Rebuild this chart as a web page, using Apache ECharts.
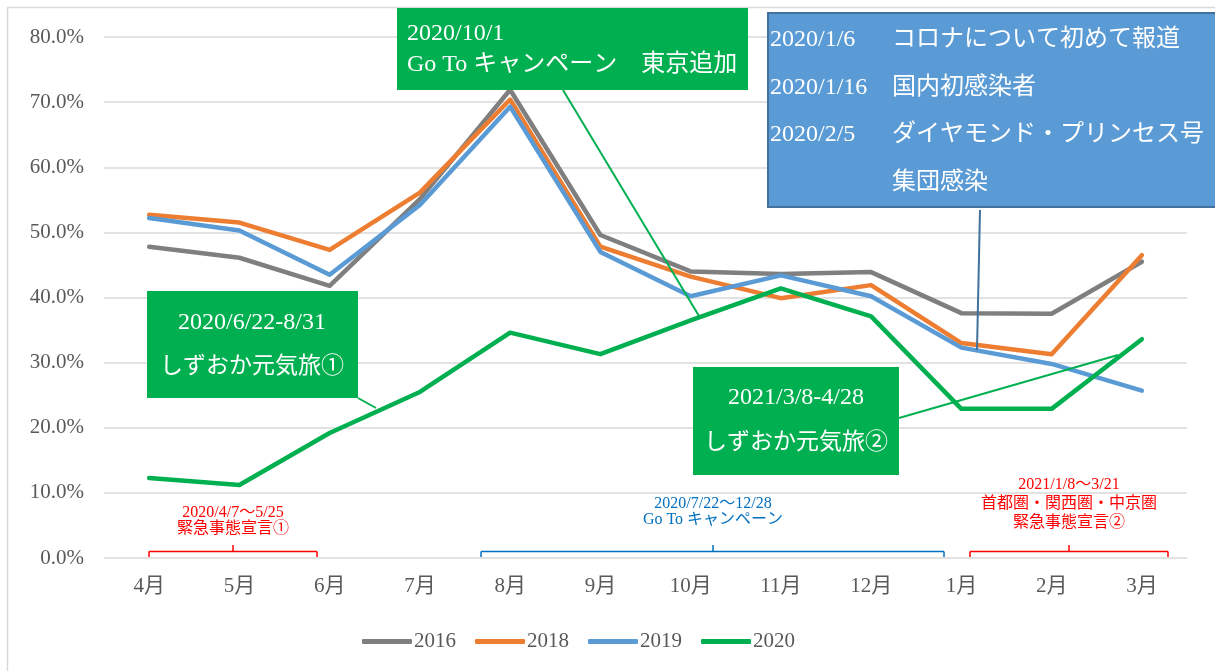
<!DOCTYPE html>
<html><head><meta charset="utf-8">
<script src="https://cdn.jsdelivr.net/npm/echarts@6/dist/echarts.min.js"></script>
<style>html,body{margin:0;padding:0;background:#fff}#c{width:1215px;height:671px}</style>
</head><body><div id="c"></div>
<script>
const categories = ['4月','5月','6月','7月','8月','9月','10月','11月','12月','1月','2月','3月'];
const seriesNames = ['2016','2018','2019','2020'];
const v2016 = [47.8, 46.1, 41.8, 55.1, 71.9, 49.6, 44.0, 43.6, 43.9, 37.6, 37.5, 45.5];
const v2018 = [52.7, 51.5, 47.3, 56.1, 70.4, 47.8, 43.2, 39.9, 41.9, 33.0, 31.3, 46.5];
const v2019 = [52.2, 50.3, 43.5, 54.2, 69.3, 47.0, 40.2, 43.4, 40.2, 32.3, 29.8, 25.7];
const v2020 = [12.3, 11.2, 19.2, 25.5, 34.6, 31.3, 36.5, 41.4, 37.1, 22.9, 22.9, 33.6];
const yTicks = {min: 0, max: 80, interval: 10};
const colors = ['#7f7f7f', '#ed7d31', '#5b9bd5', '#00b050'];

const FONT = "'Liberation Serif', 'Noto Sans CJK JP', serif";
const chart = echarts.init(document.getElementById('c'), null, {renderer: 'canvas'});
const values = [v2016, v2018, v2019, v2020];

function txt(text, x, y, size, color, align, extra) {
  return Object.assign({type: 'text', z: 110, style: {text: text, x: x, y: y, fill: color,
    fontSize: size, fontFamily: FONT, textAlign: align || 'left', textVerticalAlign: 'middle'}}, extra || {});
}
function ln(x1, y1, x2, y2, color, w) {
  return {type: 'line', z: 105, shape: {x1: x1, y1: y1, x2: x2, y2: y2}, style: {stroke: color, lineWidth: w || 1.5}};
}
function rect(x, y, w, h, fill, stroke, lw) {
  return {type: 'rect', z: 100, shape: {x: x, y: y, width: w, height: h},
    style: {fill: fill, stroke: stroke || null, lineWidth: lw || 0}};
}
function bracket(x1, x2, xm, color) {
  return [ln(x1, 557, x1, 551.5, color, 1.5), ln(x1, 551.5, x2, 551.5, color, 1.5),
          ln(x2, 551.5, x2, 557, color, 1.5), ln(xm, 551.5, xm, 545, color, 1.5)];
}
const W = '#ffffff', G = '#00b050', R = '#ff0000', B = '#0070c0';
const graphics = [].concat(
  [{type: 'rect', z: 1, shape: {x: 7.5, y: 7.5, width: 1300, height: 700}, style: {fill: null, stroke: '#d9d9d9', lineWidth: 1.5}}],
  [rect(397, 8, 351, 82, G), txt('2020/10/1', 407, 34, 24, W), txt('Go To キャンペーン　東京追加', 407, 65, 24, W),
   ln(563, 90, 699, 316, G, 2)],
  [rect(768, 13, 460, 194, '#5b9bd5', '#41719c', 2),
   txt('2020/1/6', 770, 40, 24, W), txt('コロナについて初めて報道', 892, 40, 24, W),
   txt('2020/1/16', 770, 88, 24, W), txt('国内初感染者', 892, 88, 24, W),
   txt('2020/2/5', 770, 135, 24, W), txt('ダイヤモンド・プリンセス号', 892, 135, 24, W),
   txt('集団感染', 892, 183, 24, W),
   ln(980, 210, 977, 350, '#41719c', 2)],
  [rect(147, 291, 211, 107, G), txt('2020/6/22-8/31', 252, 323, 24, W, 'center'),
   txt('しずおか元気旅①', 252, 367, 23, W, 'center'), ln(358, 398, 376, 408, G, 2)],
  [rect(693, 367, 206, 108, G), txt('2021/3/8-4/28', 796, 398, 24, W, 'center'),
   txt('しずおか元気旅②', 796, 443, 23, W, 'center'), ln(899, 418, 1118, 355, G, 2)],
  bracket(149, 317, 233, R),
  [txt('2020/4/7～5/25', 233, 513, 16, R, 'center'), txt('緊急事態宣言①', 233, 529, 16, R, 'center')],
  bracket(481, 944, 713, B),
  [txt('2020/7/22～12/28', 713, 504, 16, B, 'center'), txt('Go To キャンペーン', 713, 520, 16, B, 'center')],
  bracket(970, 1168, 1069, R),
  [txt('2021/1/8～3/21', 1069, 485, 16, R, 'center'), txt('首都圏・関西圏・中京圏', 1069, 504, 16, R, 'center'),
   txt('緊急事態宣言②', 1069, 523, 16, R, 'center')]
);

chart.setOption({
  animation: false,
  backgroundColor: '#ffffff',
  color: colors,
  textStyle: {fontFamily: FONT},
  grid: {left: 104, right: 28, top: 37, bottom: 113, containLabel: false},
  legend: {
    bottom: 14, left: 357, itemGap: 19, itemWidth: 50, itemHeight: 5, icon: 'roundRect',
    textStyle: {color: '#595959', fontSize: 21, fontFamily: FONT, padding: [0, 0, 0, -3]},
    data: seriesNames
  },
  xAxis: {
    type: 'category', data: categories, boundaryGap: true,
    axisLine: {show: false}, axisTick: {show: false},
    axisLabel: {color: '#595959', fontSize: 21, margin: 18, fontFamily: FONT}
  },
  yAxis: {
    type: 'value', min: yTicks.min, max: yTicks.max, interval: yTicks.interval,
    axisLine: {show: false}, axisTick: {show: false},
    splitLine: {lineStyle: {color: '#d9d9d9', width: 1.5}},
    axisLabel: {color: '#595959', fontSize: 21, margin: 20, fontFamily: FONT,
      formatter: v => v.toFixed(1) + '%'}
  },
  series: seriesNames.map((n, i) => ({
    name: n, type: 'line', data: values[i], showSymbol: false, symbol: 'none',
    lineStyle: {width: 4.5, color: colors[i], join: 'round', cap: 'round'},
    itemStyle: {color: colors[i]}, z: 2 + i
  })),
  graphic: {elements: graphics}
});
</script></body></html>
* * * * *
What is being asked
Write out an exact copy of the listing, first line through the line containing "const values = [v2016, v2018, v2019, v2020];", with the pictures left out.

Reply to the exercise
Rebuild this chart as a web page, using Apache ECharts.
<!DOCTYPE html>
<html><head><meta charset="utf-8">
<script src="https://cdn.jsdelivr.net/npm/echarts@6/dist/echarts.min.js"></script>
<style>html,body{margin:0;padding:0;background:#fff}#c{width:1215px;height:671px}</style>
</head><body><div id="c"></div>
<script>
const categories = ['4月','5月','6月','7月','8月','9月','10月','11月','12月','1月','2月','3月'];
const seriesNames = ['2016','2018','2019','2020'];
const v2016 = [47.8, 46.1, 41.8, 55.1, 71.9, 49.6, 44.0, 43.6, 43.9, 37.6, 37.5, 45.5];
const v2018 = [52.7, 51.5, 47.3, 56.1, 70.4, 47.8, 43.2, 39.9, 41.9, 33.0, 31.3, 46.5];
const v2019 = [52.2, 50.3, 43.5, 54.2, 69.3, 47.0, 40.2, 43.4, 40.2, 32.3, 29.8, 25.7];
const v2020 = [12.3, 11.2, 19.2, 25.5, 34.6, 31.3, 36.5, 41.4, 37.1, 22.9, 22.9, 33.6];
const yTicks = {min: 0, max: 80, interval: 10};
const colors = ['#7f7f7f', '#ed7d31', '#5b9bd5', '#00b050'];

const FONT = "'Liberation Serif', 'Noto Sans CJK JP', serif";
const chart = echarts.init(document.getElementById('c'), null, {renderer: 'canvas'});
const values = [v2016, v2018, v2019, v2020];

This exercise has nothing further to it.